Quick burn-out of Liqcreate Wax Castable resin for jewelry applications
Professional caster Mr. Dombrun tested various quick burn-out cycles for their casting process and reported the best practices with Liqcreate Wax Castable resin. At Liqcreate we would like to express our gratitude to Mr. Dombrun for sharing the results of the quick burn-out tests.
Image: different applications casted with Liqcreate Wax Castable resin, ideal for jewelry applications.
Quick casting process with plaster mixture for Wax Castable resin (without powder investment).
This process will allow you to achieve a good results after following all the steps. As an example: a Liqcreate key ring and a “RING for Madame” were printed. The models were created in 3D designing software and saved as an STL file for printing.
Left and right image: part with or without casting base. In the center rendering of the ring for Madame.
Preparation of Liqcreate Wax Castable resin for printing in Chitubox.
For small parts they achieved the best results when place them vertically on the build plate. This way you have a minimum of surface of the prints attached to supports, saving time in grinding the supports off later. The print time can be slightly higher this way as the print job is taller. For parts made without a casting path, provide a very thin raft (0.10 mm) in the support settings of Chitubox
and a move the part 5 mm in height to get long enough supports (software does this automatically). On the other hand, the parts printed with a casting path can be printed flat on the surface with the addition of a raft to increase print success. The supports are to be adjusted to the part to be printed. If choosing the standard medium support settings, all settings are right with exception of the raft.
Finally, not all automatic supports are always positioned on the best spots. It is good to check visually if the part is supported enough. If that is not the case, then add some extra supports. You can do this by zooming in on each part in order to remove or add supports. Also check that it does not interfere with the critical detailed areas. If you avoid supports at corners and edges of the parts, these corners and edges are printed with more details as there is less interference from the supports.
Left image: the supports in red are too close to the edge and should to be eliminated to get less defects in this area. And right image after correction is made. (the thin plate causes the supports to stick more efficiency based on the printer).
3D-printing of Liqcreate Wax Castable resin on Phrozen Sonic Mini 4K
The final step before printing is to choose the right settings.

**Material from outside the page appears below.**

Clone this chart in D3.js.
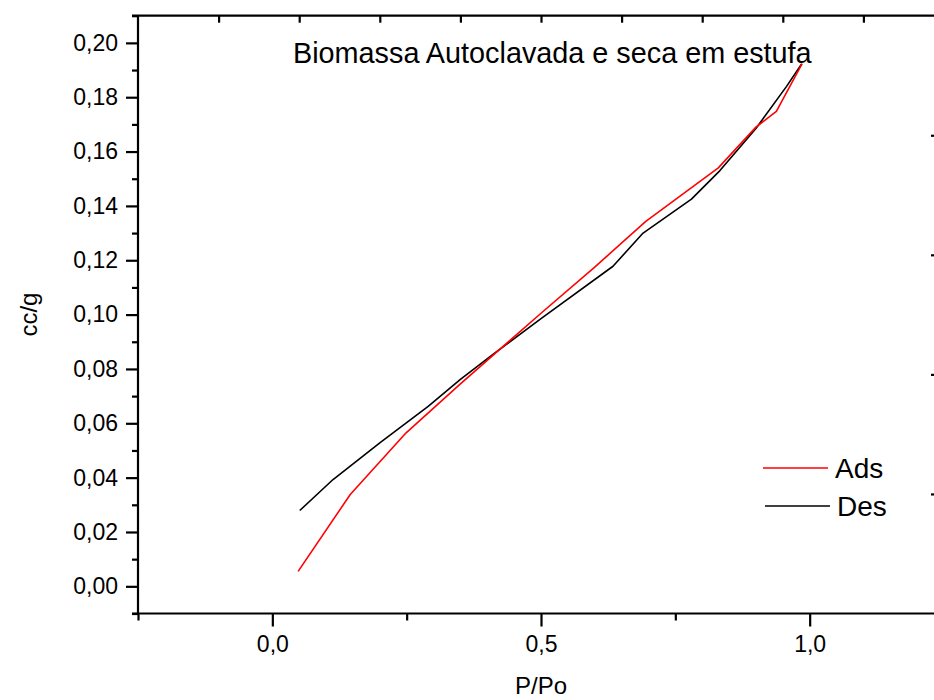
<!DOCTYPE html>
<html>
<head>
<meta charset="utf-8">
<script src="https://cdn.jsdelivr.net/npm/d3@7/dist/d3.min.js"></script>
<style>
  html, body { margin: 0; padding: 0; background: #fff; }
  svg { display: block; }
  text { font-family: "Liberation Sans", Arial, sans-serif; fill: #000; }
</style>
</head>
<body>
<svg id="chart" width="934" height="700"></svg>
<script>
// Isotherm for autoclaved, oven-dried biomass: adsorption and desorption branches
const adsP = [0.048, 0.145, 0.249, 0.35, 0.5, 0.6, 0.695, 0.83, 0.9, 0.938, 0.986];
const adsV = [0.0055, 0.0338, 0.0565, 0.0745, 0.1005, 0.1175, 0.1343, 0.154, 0.169, 0.1748, 0.1924];

const desP = [0.051, 0.113, 0.2, 0.29, 0.35, 0.41, 0.5, 0.634, 0.69, 0.78, 0.833, 0.9, 0.957, 0.985];
const desV = [0.0279, 0.0393, 0.0528, 0.0662, 0.0762, 0.0853, 0.0985, 0.1178, 0.130, 0.1425, 0.153, 0.1685, 0.184, 0.1922];

const seriesNames = ["Ads", "Des"];
const seriesColors = ["#ff0000", "#000000"];

const xMajorTicks = [0.0, 0.5, 1.0];
const xMinorTicks = [-0.25, 0.25, 0.75, 1.25];
const yMajorTicks = [0.00, 0.02, 0.04, 0.06, 0.08, 0.10, 0.12, 0.14, 0.16, 0.18, 0.20];
const yMinorTicks = [-0.01, 0.01, 0.03, 0.05, 0.07, 0.09, 0.11, 0.13, 0.15, 0.17, 0.19, 0.21];
const topTicks = [-0.1, 0.05, 0.2, 0.35, 0.5, 0.65, 0.8, 0.95, 1.1];
const rightTicks = [0.034, 0.078, 0.122, 0.166];

const title = "Biomassa Autoclavada e seca em estufa";
const xTitle = "P/Po";
const yTitle = "cc/g";

const svg = d3.select("#chart");
const plotLeft = 138, plotRight = 944, plotTop = 15.7, plotBottom = 613.5;

const x = d3.scaleLinear().domain([-0.25, 1.25]).range([plotLeft, plotRight]);
const y = d3.scaleLinear().domain([-0.01, 0.21]).range([plotBottom, plotTop]);

const ptBR = d3.formatLocale({ decimal: ",", thousands: ".", grouping: [3], currency: ["R$", ""] });
const fmtY = ptBR.format(".2f");
const fmtX = ptBR.format(".1f");

// Frame lines
const axisStroke = 2.2;
svg.append("line").attr("x1", plotLeft).attr("x2", plotLeft).attr("y1", plotTop).attr("y2", plotBottom)
  .attr("stroke", "#000").attr("stroke-width", axisStroke);
svg.append("line").attr("x1", plotLeft - 6).attr("x2", 934).attr("y1", plotTop).attr("y2", plotTop)
  .attr("stroke", "#000").attr("stroke-width", axisStroke);
svg.append("line").attr("x1", plotLeft - 6).attr("x2", 934).attr("y1", plotBottom).attr("y2", plotBottom)
  .attr("stroke", "#000").attr("stroke-width", axisStroke);

function styleTicks(g) {
  g.select(".domain").remove();
  g.selectAll("line").attr("stroke", "#000").attr("stroke-width", axisStroke);
  g.selectAll("text").attr("font-size", 23).attr("font-family", "Liberation Sans, Arial, sans-serif").attr("fill", "#000");
}

// Left axis
const gy = svg.append("g").attr("transform", `translate(${plotLeft},0)`);
gy.append("g").call(d3.axisLeft(y).tickValues(yMajorTicks).tickSize(12).tickPadding(8).tickFormat(fmtY)).call(styleTicks);
gy.append("g").call(d3.axisLeft(y).tickValues(yMinorTicks).tickSize(6).tickFormat("")).call(styleTicks);

// Bottom axis
const gx = svg.append("g").attr("transform", `translate(0,${plotBottom})`);
gx.append("g").call(d3.axisBottom(x).tickValues(xMajorTicks).tickSize(13).tickPadding(9).tickFormat(fmtX)).call(styleTicks);
gx.append("g").call(d3.axisBottom(x).tickValues(xMinorTicks).tickSize(7).tickFormat("")).call(styleTicks);

// Top axis ticks (inward)
svg.append("g").attr("transform", `translate(0,${plotTop})`)
  .call(d3.axisBottom(x).tickValues(topTicks).tickSize(7).tickFormat("")).call(styleTicks);

// Right axis ticks (inward)
svg.append("g").attr("transform", `translate(${plotRight},0)`)
  .call(d3.axisLeft(y).tickValues(rightTicks).tickSize(13).tickFormat("")).call(styleTicks);

// Curves
const line = d3.line().x(d => x(d[0])).y(d => y(d[1]));
const adsData = adsP.map((p, i) => [p, adsV[i]]);
const desData = desP.map((p, i) => [p, desV[i]]);

svg.append("path").datum(desData).attr("d", line)
  .attr("fill", "none").attr("stroke", seriesColors[1]).attr("stroke-width", 1.6).attr("stroke-linejoin", "round");
svg.append("path").datum(adsData).attr("d", line)
  .attr("fill", "none").attr("stroke", seriesColors[0]).attr("stroke-width", 1.6).attr("stroke-linejoin", "round");

// Title
svg.append("text").attr("x", 293).attr("y", 63).attr("font-size", 28.8).text(title);

// Axis titles
svg.append("text").attr("x", (plotLeft + plotRight) / 2).attr("y", 694).attr("text-anchor", "middle")
  .attr("font-size", 24).text(xTitle);
svg.append("text").attr("transform", `translate(37,${(plotTop + plotBottom) / 2}) rotate(-90)`)
  .attr("text-anchor", "middle").attr("font-size", 24).text(yTitle);

// Legend
const legendRows = [468, 506];
const legendLineX = [[763, 828], [765, 830]];
seriesNames.forEach((name, i) => {
  svg.append("line").attr("x1", legendLineX[i][0]).attr("x2", legendLineX[i][1])
    .attr("y1", legendRows[i]).attr("y2", legendRows[i])
    .attr("stroke", seriesColors[i]).attr("stroke-width", 1.6);
  svg.append("text").attr("x", legendLineX[i][1] + 7).attr("y", legendRows[i] + 10)
    .attr("font-size", 28).text(name);
});
</script>
</body>
</html>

For most printers there are pre-settings available on the Liqcreate website. The settings provided by Liqcreate for the Phrozen Sonic Mini 4K are used with success. Find here your Phrozen Sonic Mini 4K settings.
Left image preview prepared and supported files, and right print setting for Phrozen Sonic Mini 4K for Liqcreate Wax Castable resin.

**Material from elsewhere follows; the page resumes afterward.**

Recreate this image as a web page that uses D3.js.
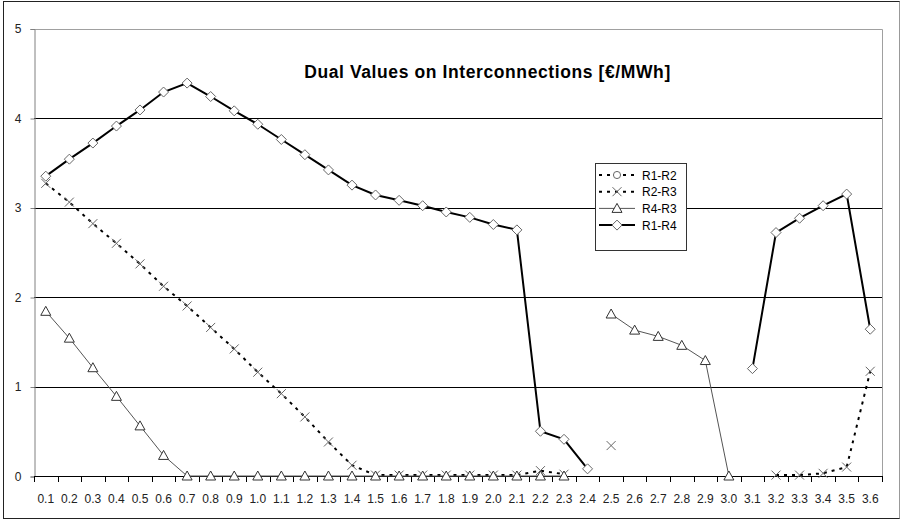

3D-printing, washing and post-curing of Liqcreate Wax Castable resin
After printing, the parts should be washed and cured before preparing the casting process. A standard washing and curing protocol should be applied. This entails washing in IPA, ethanol or Liqcreate Resin Cleaner. For IPA/Ethanol 2 wash cycles should clean the parts nicely. The first wash can be 2 minutes under agitation or ultrasonic in used IPA/ethanol. The second wash is similar but a fresh ethanol/IPA should be used. Then place the parts on the bench to let the IPA/ethanol evaporate. Before post-curing, check if the parts are free of resin, dry and do not have any shiny spots. If that is not the case, repeat the second wash step again. Afterwards, UV post-cure the clean and dry Wax Castable part for 15 minutes at room temperature.
Image: Jewelry parts 3D-printed with wax-based resin Liqcreate Wax Castable on the Phrozen Sonic Mini 4K.
Preparation, plastering, burnout and casting.
Mr. Dombrun explains “Regarding the preparation in the casting cylinder, I do not opt for the specific products, expensive and burn-out time to burn for small productions. I simply use a basic molding plaster (Molda 3 bis). Additionally I add some ingredients (refractory cement or silica) to have a product that resists at least 750/800°C. My plaster being less porous, I plan at least a vent connected to the assembly. In the following pictures you can see how the parts are ‘pre-coated’ before placing in the casting cylinder.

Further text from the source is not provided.